Records shown:

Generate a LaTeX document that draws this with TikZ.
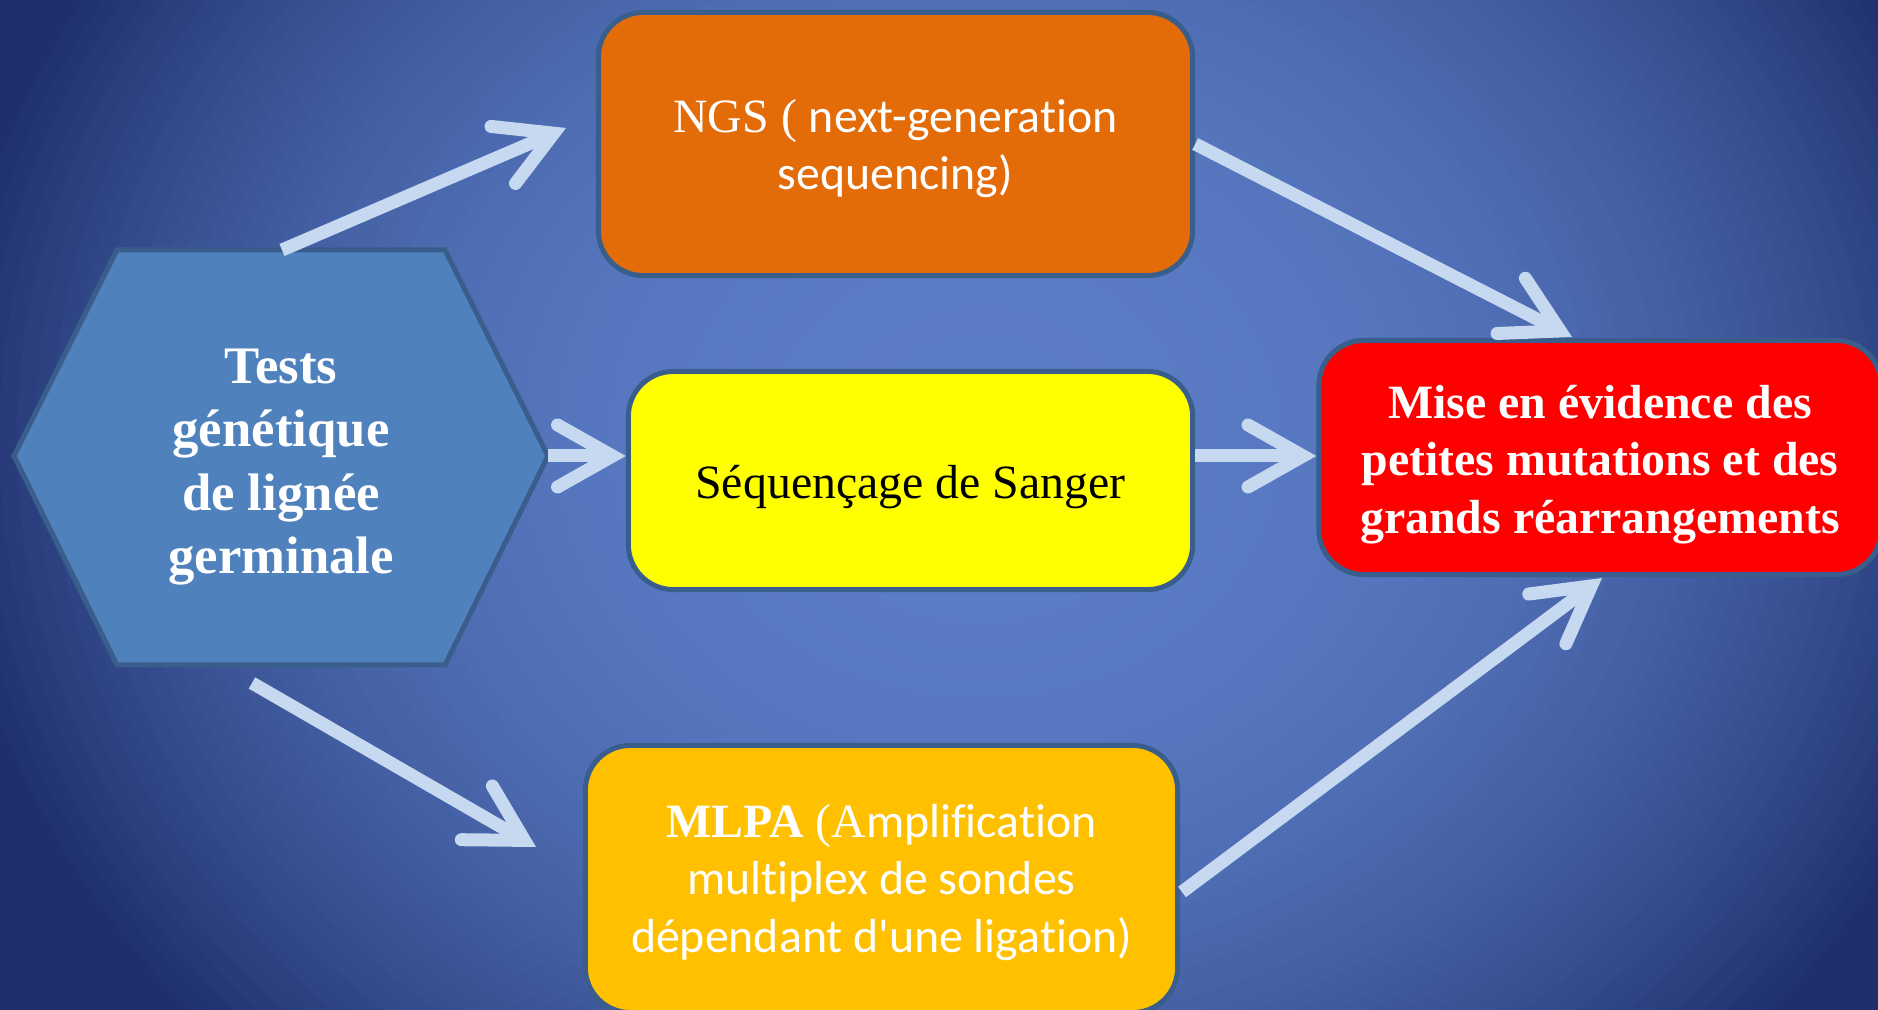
\documentclass[tikz,border=0pt]{standalone}
\usepackage{fontspec}
\setmainfont{Liberation Serif}
\newfontfamily\calibri[Ligatures=NoCommon]{Carlito}
\usepackage{tikz}
\usetikzlibrary{arrows.meta}
\usetikzlibrary{calc}
\usepackage{xcolor}
\definecolor{bglight}{HTML}{5B7DC6}
\definecolor{bgdark}{HTML}{1F2F6C}
\definecolor{myborder}{HTML}{3A5E8C}
\definecolor{hexblue}{HTML}{4F81BD}
\definecolor{ngsorange}{HTML}{E36C09}
\definecolor{sangeryellow}{HTML}{FFFF00}
\definecolor{resultred}{HTML}{FF0000}
\definecolor{mlpaamber}{HTML}{FFC000}
\definecolor{arrowblue}{HTML}{C6D9F0}
\tikzset{x=0.01cm, y=-0.01cm, every text node part/.style={align=center}}
\tikzstyle{block} = [draw=myborder, line width=0.05cm, rounded corners=0.45cm, inner sep=0.2cm, text=white, font={\fontsize{13.6}{16.3}\selectfont}]
\tikzstyle{hexa} = [draw=myborder, fill=hexblue, line width=0.05cm, line join=miter]
\tikzstyle{ln} = [draw=arrowblue, line width=0.13cm, arrows={-Straight Barb[length=0.55cm, width=0.62cm, line cap=round, line join=miter]}]

\begin{document}
\begin{tikzpicture}
  \useasboundingbox (0,0) rectangle (1878,1010);
  \clip (0,0) rectangle (1878,1010);
  % background glow
  \fill[bgdark] (0,0) rectangle (1878,1010);
  \foreach \k in {60,...,1} {
    \pgfmathsetmacro\d{100*(\k/60)^2.5}
    \pgfmathsetmacro\rx{10.5*\k/60}
    \pgfmathsetmacro\ry{9.0*\k/60}
    \fill[bgdark!\d!bglight] (980,440) ellipse [x radius=\rx cm, y radius=\ry cm];
  }
  % hexagon
  \coordinate (hexL) at (14,456);
  \coordinate (hexTL) at (117,250);
  \coordinate (hexTR) at (445,250);
  \coordinate (hexR) at (548,456);
  \coordinate (hexBR) at (445,665);
  \coordinate (hexBL) at (117,665);
  \coordinate (hexT) at (282,250);
  \draw[hexa] (hexL) -- (hexTL) -- (hexTR) -- (hexR) -- (hexBR) -- (hexBL) -- cycle;
  \node[text=white, font={\fontsize{15}{18}\selectfont\bfseries}] (tests) at (281,467) {Tests\\génétique\\de lignée\\germinale};
  % boxes
  \node[block, fill=ngsorange, minimum width=5.94cm, minimum height=2.63cm] (ngs) at (895.5,144) {\rule{0pt}{12.2pt}NGS ( {\calibri next-generation}\\{\calibri sequencing)}};
  \node[block, fill=sangeryellow, text=black, minimum width=5.64cm, minimum height=2.18cm] (sanger) at (910.5,480.5) {\rule{0pt}{13.2pt}Séquençage de Sanger};
  \node[block, fill=resultred, minimum width=5.62cm, minimum height=2.34cm, font={\fontsize{13.6}{16.4}\selectfont\bfseries}] (result) at (1600,457.5) {\rule{0pt}{13.5pt}Mise en évidence des\\petites mutations et des\\grands réarrangements};
  \node[block, fill=mlpaamber, minimum width=5.92cm, minimum height=2.67cm] (mlpa) at (881.5,879) {\rule{0pt}{11.4pt}{\bfseries MLPA} (A{\calibri mplification}\\{\calibri multiplex de sondes}\\{\calibri dépendant d'une ligation)}};
  % arrow tips
  \coordinate (tipngs) at (566,128);
  \coordinate (tipmlpa) at (536,847);
  \coordinate (tipres1) at (1572,337);
  \coordinate (tipres3) at (1602,578);
  \coordinate (startres3) at (1182,892);
  \draw[ln] (hexT) -- (tipngs);
  \draw[ln] (hexR) -- (hexR -| sanger.west);
  \draw[ln] (252,683) -- (tipmlpa);
  \draw[ln] (ngs.east) -- (tipres1);
  \draw[ln] (hexR -| sanger.east) -- (hexR -| result.west);
  \draw[ln] (startres3) -- (tipres3);
\end{tikzpicture}
\end{document}
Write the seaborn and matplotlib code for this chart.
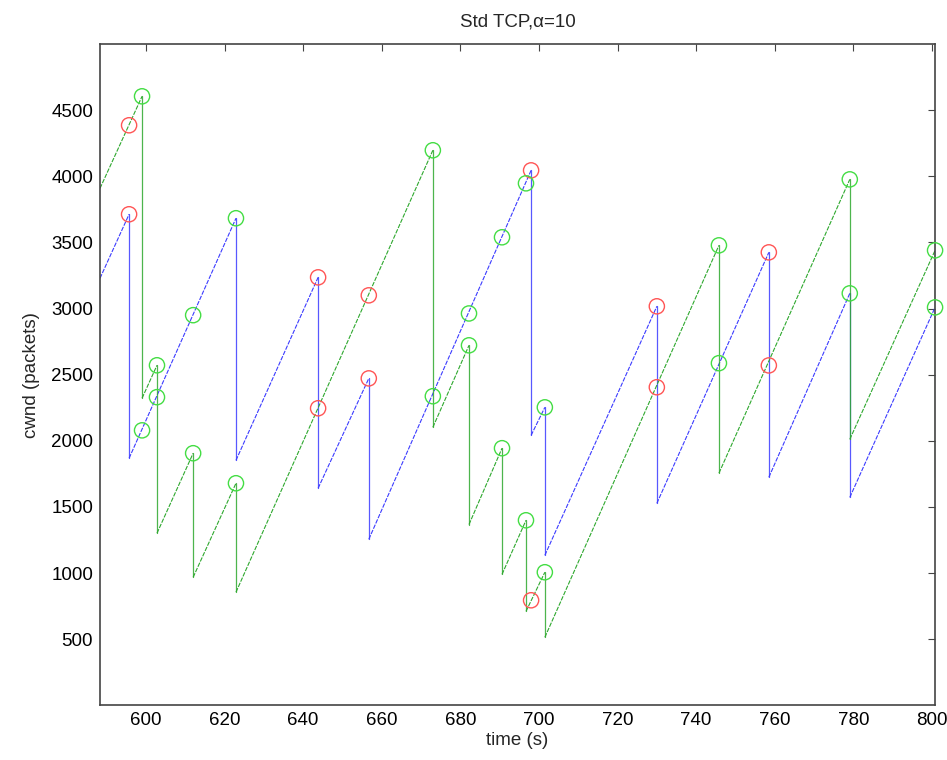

Exercise instructions:
Give again, word for word, every line from the top of the data above to the line holding "Barb[length=0.55cm, width=0.62cm, line", inclusive, with the pictures left out.

Written solution:
Generate a LaTeX document that draws this with TikZ.
\documentclass[tikz,border=0pt]{standalone}
\usepackage{fontspec}
\setmainfont{Liberation Serif}
\newfontfamily\calibri[Ligatures=NoCommon]{Carlito}
\usepackage{tikz}
\usetikzlibrary{arrows.meta}
\usetikzlibrary{calc}
\usepackage{xcolor}
\definecolor{bglight}{HTML}{5B7DC6}
\definecolor{bgdark}{HTML}{1F2F6C}
\definecolor{myborder}{HTML}{3A5E8C}
\definecolor{hexblue}{HTML}{4F81BD}
\definecolor{ngsorange}{HTML}{E36C09}
\definecolor{sangeryellow}{HTML}{FFFF00}
\definecolor{resultred}{HTML}{FF0000}
\definecolor{mlpaamber}{HTML}{FFC000}
\definecolor{arrowblue}{HTML}{C6D9F0}
\tikzset{x=0.01cm, y=-0.01cm, every text node part/.style={align=center}}
\tikzstyle{block} = [draw=myborder, line width=0.05cm, rounded corners=0.45cm, inner sep=0.2cm, text=white, font={\fontsize{13.6}{16.3}\selectfont}]
\tikzstyle{hexa} = [draw=myborder, fill=hexblue, line width=0.05cm, line join=miter]
\tikzstyle{ln} = [draw=arrowblue, line width=0.13cm, arrows={-Straight Barb[length=0.55cm, width=0.62cm, line cap=round, line join=miter]}]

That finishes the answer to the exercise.